Here are 10 good tips to apply once you are ready to admit your mistakes.

It was my worst nightmare as a young lawyer.

I had spent hours and hours cite-checking a brief, only to have a more senior colleague say, “Shari, these citations are all wrong. What could you have been thinking? This is not the quality of work we expect from lawyers at the [redacted] firm.”

Attitude Adjustment

My colleague’s words reflect an attitude that runs through the legal profession as a whole: Denial. Good lawyers always deliver perfectly for their clients, and they do not make mistakes, the thinking goes. But lawyers (and paralegals and assistants) are human, and mistakes will inevitably happen. By changing our attitude toward mistakes, research tells us we can improve our work, enhance our relationships with clients, and even reduce exposure to ethics violations or malpractice claims.

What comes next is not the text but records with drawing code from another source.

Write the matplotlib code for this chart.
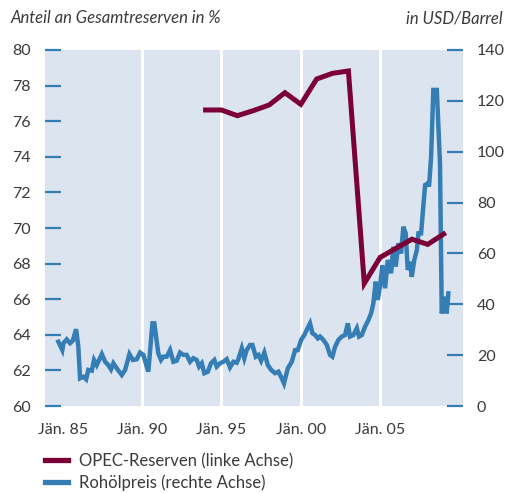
import matplotlib
matplotlib.use("Agg")
import matplotlib.pyplot as plt
from matplotlib.lines import Line2D

plt.rcParams['font.family'] = ['Lato', 'DejaVu Sans']

# ---- data ----
opec_years = [1994, 1995, 1996, 1997, 1998, 1999, 2000, 2001, 2002, 2003,
              2004, 2005, 2006, 2007, 2008, 2009]
opec_share = [76.63, 76.63, 76.31, 76.59, 76.91, 77.60, 76.95, 78.37, 78.69, 78.82,
              66.89, 68.35, 68.86, 69.37, 69.08, 69.66]

oil_time = [1984.72, 1984.97, 1985.04, 1985.25, 1985.46, 1985.63, 1985.84, 1985.98,
            1986.09, 1986.30, 1986.47, 1986.61, 1986.83, 1986.97, 1987.14, 1987.46,
            1987.67, 1987.87, 1988.04, 1988.19, 1988.40, 1988.72, 1988.93, 1989.20,
            1989.41, 1989.66, 1989.87, 1990.08, 1990.39, 1990.65, 1990.77, 1991.02,
            1991.19, 1991.34, 1991.55, 1991.76, 1991.97, 1992.18, 1992.39, 1992.60,
            1992.81, 1993.02, 1993.23, 1993.44, 1993.59, 1993.76, 1993.92, 1994.14,
            1994.34, 1994.55, 1994.70, 1994.91, 1995.12, 1995.33, 1995.54, 1995.75,
            1995.96, 1996.06, 1996.28, 1996.44, 1996.59, 1996.80, 1996.95, 1997.16,
            1997.33, 1997.50, 1997.70, 1997.92, 1998.13, 1998.38, 1998.59, 1998.80,
            1998.94, 1999.18, 1999.43, 1999.64, 1999.81, 2000.02, 2000.22, 2000.37,
            2000.58, 2000.73, 2000.90, 2001.07, 2001.21, 2001.42, 2001.64, 2001.84,
            2001.99, 2002.16, 2002.37, 2002.58, 2002.79, 2002.96, 2003.10, 2003.31,
            2003.53, 2003.67, 2003.84, 2004.05, 2004.26, 2004.43, 2004.57, 2004.72,
            2004.85, 2004.99, 2005.14, 2005.31, 2005.48, 2005.69, 2005.83, 2005.98,
            2006.15, 2006.32, 2006.46, 2006.61, 2006.74, 2006.88, 2006.99, 2007.15,
            2007.31, 2007.41, 2007.58, 2007.72, 2007.83, 2008.00, 2008.08, 2008.21,
            2008.35, 2008.57, 2008.77, 2008.88, 2009.09, 2009.19, 2009.30]
oil_price = [25.3, 22.0, 24.7, 26.2, 24.7, 25.7, 30.2, 23.3,
             10.9, 11.5, 10.5, 14.2, 13.9, 18.1, 16.1, 20.4,
             17.4, 16.1, 14.4, 16.8, 14.8, 12.2, 14.2, 20.4,
             18.1, 18.4, 21.0, 20.1, 13.5, 32.5, 32.5, 20.7,
             18.1, 19.4, 19.4, 22.0, 17.4, 17.8, 21.0, 20.1,
             20.1, 17.4, 18.8, 18.1, 15.5, 16.8, 12.9, 13.5,
             16.8, 18.1, 15.5, 16.8, 17.4, 18.4, 15.2, 17.4,
             17.0, 18.4, 22.7, 18.8, 22.0, 24.0, 24.0, 19.4,
             20.1, 17.8, 21.0, 16.1, 14.2, 12.9, 13.5, 10.9,
             8.9, 14.8, 17.4, 22.0, 22.0, 26.0, 27.9, 29.9,
             32.5, 28.6, 27.9, 26.6, 27.3, 26.0, 24.0, 20.1,
             19.4, 23.3, 26.0, 27.3, 27.9, 32.5, 27.3, 27.9,
             30.6, 27.3, 27.9, 31.2, 33.8, 36.5, 40.4, 48.9,
             41.7, 47.0, 55.4, 46.3, 57.4, 52.2, 62.6, 54.8,
             64.0, 60.0, 70.5, 67.9, 53.5, 56.7, 50.8, 57.4,
             61.3, 67.9, 67.9, 78.4, 86.9, 87.6, 86.3, 98.0,
             124.3, 124.3, 95.4, 36.4, 43.0, 36.4, 44.3]

x_tick_years = [1985, 1990, 1995, 2000, 2005]
x_tick_labels = ["Jän. 85", "Jän. 90", "Jän. 95", "Jän. 00", "Jän. 05"]
grid_years = [1990, 1995, 2000, 2005]
left_ticks = [60, 62, 64, 66, 68, 70, 72, 74, 76, 78, 80]
right_ticks = [0, 20, 40, 60, 80, 100, 120, 140]

# ---- style ----
BG = '#dbe4ef'
BLUE = '#347db5'
MAROON = '#7b0038'
TXT = '#3a3a3a'

fig = plt.figure(figsize=(5.07, 4.93), dpi=100)
ax = fig.add_axes([45/507, 1-406/493, (463-45)/507, (406-50)/493])
ax2 = ax.twinx()

# ax2 (oil) underneath with background; ax (OPEC) above
ax.set_zorder(ax2.get_zorder() + 1)
ax.patch.set_visible(False)
ax2.patch.set_facecolor(BG)
ax2.patch.set_visible(True)

for g in grid_years:
    ax2.axvline(g, color='white', lw=2.2, zorder=1)

ax2.plot(oil_time, oil_price, color=BLUE, lw=3.2, solid_joinstyle='miter', zorder=3)
ax.plot(opec_years, opec_share, color=MAROON, lw=3.6, solid_joinstyle='miter', zorder=3)

ax.set_xlim(1983.88, 2010.22)
ax.set_ylim(60, 80)
ax2.set_ylim(0, 140)

for a in (ax, ax2):
    for s in a.spines.values():
        s.set_visible(False)

ax.set_yticks(left_ticks)
ax2.set_yticks(right_ticks)
ax.tick_params(axis='y', direction='in', length=11.5, width=1.6, color=BLUE,
               labelsize=11.5, labelcolor=TXT, pad=10)
ax2.tick_params(axis='y', direction='in', length=11.5, width=1.6, color=BLUE,
                labelsize=11.5, labelcolor=TXT, pad=10)
ax.set_xticks(x_tick_years)
ax.set_xticklabels(x_tick_labels)
ax.tick_params(axis='x', length=0, labelsize=11.5, labelcolor=TXT, pad=12)

fig.text(11/507, 1-18/493, "Anteil an Gesamtreserven in %", ha='left', va='center',
         fontsize=12, style='italic', color=TXT)
fig.text(503/507, 1-18/493, "in USD/Barrel", ha='right', va='center',
         fontsize=12, style='italic', color=TXT)

handles = [Line2D([], [], color=MAROON, lw=3.8), Line2D([], [], color=BLUE, lw=3.8)]
fig.legend(handles, ["OPEC-Reserven (linke Achse)", "Rohölpreis (rechte Achse)"],
           loc='upper left', bbox_to_anchor=(45/507, 1-453/493), frameon=False,
           fontsize=12, handlelength=1.38, handletextpad=0.66, labelspacing=0.33,
           borderpad=0, borderaxespad=0, labelcolor=TXT)

fig.savefig("out.png", dpi=100)
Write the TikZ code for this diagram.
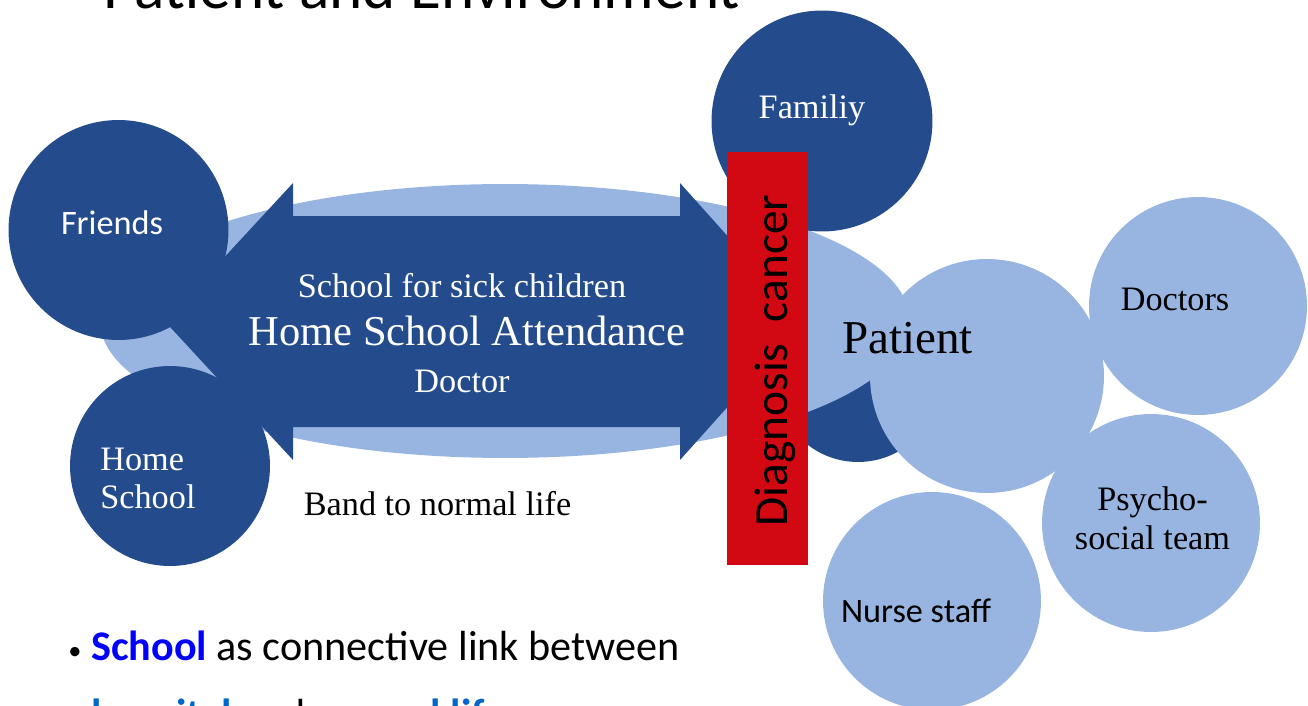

How?

Admit Your Mistakes: Top 10 Ways to Deal

Ready to admit that you have been mistaken about mistakes? Here are the 10 things you can do to embrace them.

  1. Admit that you and others will make mistakes.
  2. Give yourself enough time to learn something new.
  3. Ask for help if you get stuck or don’t know how to do something.
  4. Make a list of your errors as they occur and put systems in place to address the most common ones.
  5. Schedule enough time for someone else to review your work. If there isn’t enough time, focus on avoiding substantive errors, and let go of the possibility of minor administrative errors.
  6. Communicate about errors with your client, colleague or the court promptly and appropriately.
  7. Apologize.
  8. Share your mistakes and how you addressed them, and encourage others to share their mistakes with you.
  9. When training new lawyers, set the expectation that they will make mistakes and that your only requirements are that they admit them, learn from them, and share them with others.
  10. Forgive yourself and others. This too shall pass.

My story has a bit of a dramatic ending. A few years after citation-gate, I was diagnosed with dyslexia. This forced me to change the way I thought about my mistakes. I had no choice but to accept my limitations and put systems in place to reduce the inevitable numerical errors I make. Now, when something goes wrong, it doesn’t derail me. I address it, put the mistake on my list, forgive myself, and get back to work.